Unless you’re relentlessly open and honest in your communication—constantly—things fall apart. I believe that close to 100% of all business problems can be traced back to poor communication at some point.

People want to do great things. They want to build great things. They want to be involved with other great people. Great leaders create the conditions for other people’s greatness to come out.

You need to hold people’s feet to the fire. Do it with compassion. Do it with love. Do it with respect. But don’t let people off the hook. This is where mediocrity starts.

I was surprised at how good it felt to write these statements. It felt better than I remember from my previous versions. When I shared the statements with clients, there was strong resonance. Two people actually posted them at their desk. I wondered why; after all, the content wasn’t topically new.

A colleague shared her take. “The statements are powerful because they’re not polished. They’re just what you believe. You’re not trying to encapsulate hundreds of data points into a grand, catchy theory. You’re not trying to be politically correct and perfect.”

I think she’s right. People are tired of the leadership buzzwords and models that feel too tidy, analytical, and removed. A client recently told me his executives are suffering from “framework fatigue.” I understand; I think we all are. The language of leadership has become so cookie-cutter and cliché that we filter it out.

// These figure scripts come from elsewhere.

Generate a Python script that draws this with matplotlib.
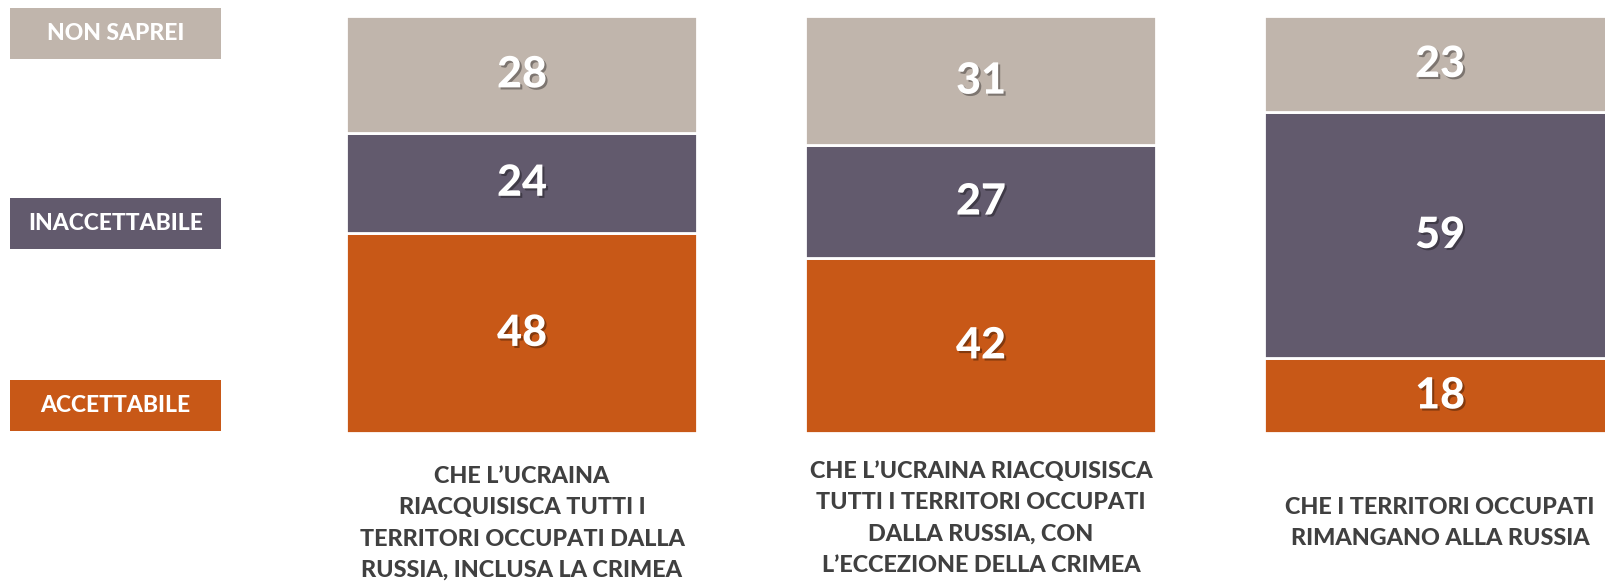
import matplotlib
matplotlib.use("Agg")
import matplotlib.pyplot as plt
import matplotlib.patheffects as pe
import matplotlib.transforms as mtransforms
from matplotlib.patches import Rectangle

plt.rcParams['font.family'] = ['Lato', 'DejaVu Sans']

# dati
categorie = [
    "CHE L\u2019UCRAINA\nRIACQUISISCA TUTTI I\nTERRITORI OCCUPATI DALLA\nRUSSIA, INCLUSA LA CRIMEA",
    "CHE L\u2019UCRAINA RIACQUISISCA\nTUTTI I TERRITORI OCCUPATI\nDALLA RUSSIA, CON\nL\u2019ECCEZIONE DELLA CRIMEA",
    "CHE I TERRITORI OCCUPATI\nRIMANGANO ALLA RUSSIA",
]
accettabile = [48, 42, 18]
inaccettabile = [24, 27, 59]
non_saprei = [28, 31, 23]

serie = ["ACCETTABILE", "INACCETTABILE", "NON SAPREI"]
colori = ["#C85817", "#625A6D", "#C0B5AC"]

W, H = 1606, 585
fig = plt.figure(figsize=(W / 100, H / 100), dpi=100)
fig.patch.set_facecolor("white")

# asse delle barre: x in unita' di categoria, y in percentuale
ax = fig.add_axes([0, 1 - 433 / H, 1, (433 - 16) / H])
passo = 459
x0 = (0 - 522) / passo
x1 = (W - 522) / passo
ax.set_xlim(x0, x1)
ax.set_ylim(0, 100)
ax.axis("off")

xs = list(range(len(categorie)))
ombra = [pe.withSimplePatchShadow(offset=(1.5, -1.5), alpha=0.35, shadow_rgbFace="black")]

bottom = [0] * len(xs)
for valori, col in zip([accettabile, inaccettabile, non_saprei], colori):
    ax.bar(xs, valori, bottom=bottom, width=351 / passo, color=col,
           edgecolor="white", linewidth=2)
    for x, v, b in zip(xs, valori, bottom):
        ax.text(x, b + v / 2, str(v), ha="center", va="center", color="white",
                fontsize=31, fontweight="black", path_effects=ombra)
    bottom = [b + v for b, v in zip(bottom, valori)]

# etichette delle categorie sotto le barre
trans = mtransforms.blended_transform_factory(ax.transData, fig.transFigure)
centri_y = [523.5, 518.5, 523]
for x, lab, cy in zip(xs, categorie, centri_y):
    ax.text(x, 1 - cy / H, lab, transform=trans, ha="center", va="center",
            color="#404040", fontsize=16.8, fontweight="black", linespacing=1.6,
            clip_on=False)

# legenda a sinistra, box colorati
box_y = [380, 198, 8]
for nome, col, y in zip(serie, colori, box_y):
    fig.patches.append(Rectangle((10 / W, 1 - (y + 51) / H), 211 / W, 51 / H,
                                 transform=fig.transFigure, facecolor=col,
                                 edgecolor="none"))
    fig.text((10 + 211 / 2) / W, 1 - (y + 25.5) / H, nome, ha="center", va="center",
             color="white", fontsize=16.5, fontweight="black")

fig.savefig("out.png", dpi=100, facecolor="white")
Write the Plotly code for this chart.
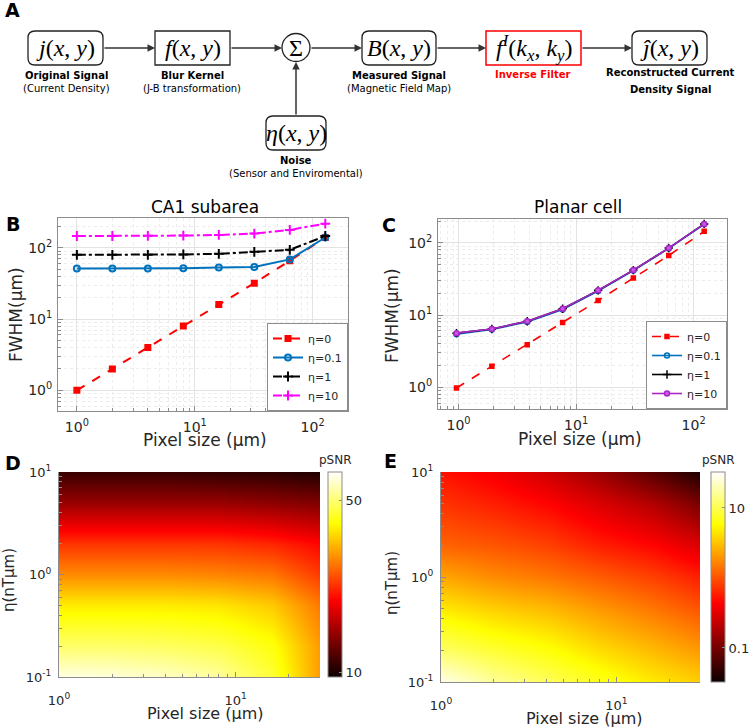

Of course, the act of great leadership is never cliché. It’s an art. It should be informed by smart research, yet it should be shaped by on-the-ground experience. Both are critical. By all means read the theories, attend seminars, and talk to luminaries. They provide a solid foundation. But then ask yourself, what do I believe makes a great leader? Trust your gut and experience. Don’t worry about making it perfect. Worry about making it a reflection of what you truly have found to work. Your theory might not have all the spit and polish of formal leadership theories, but it just might be what takes you and your organization from good to great.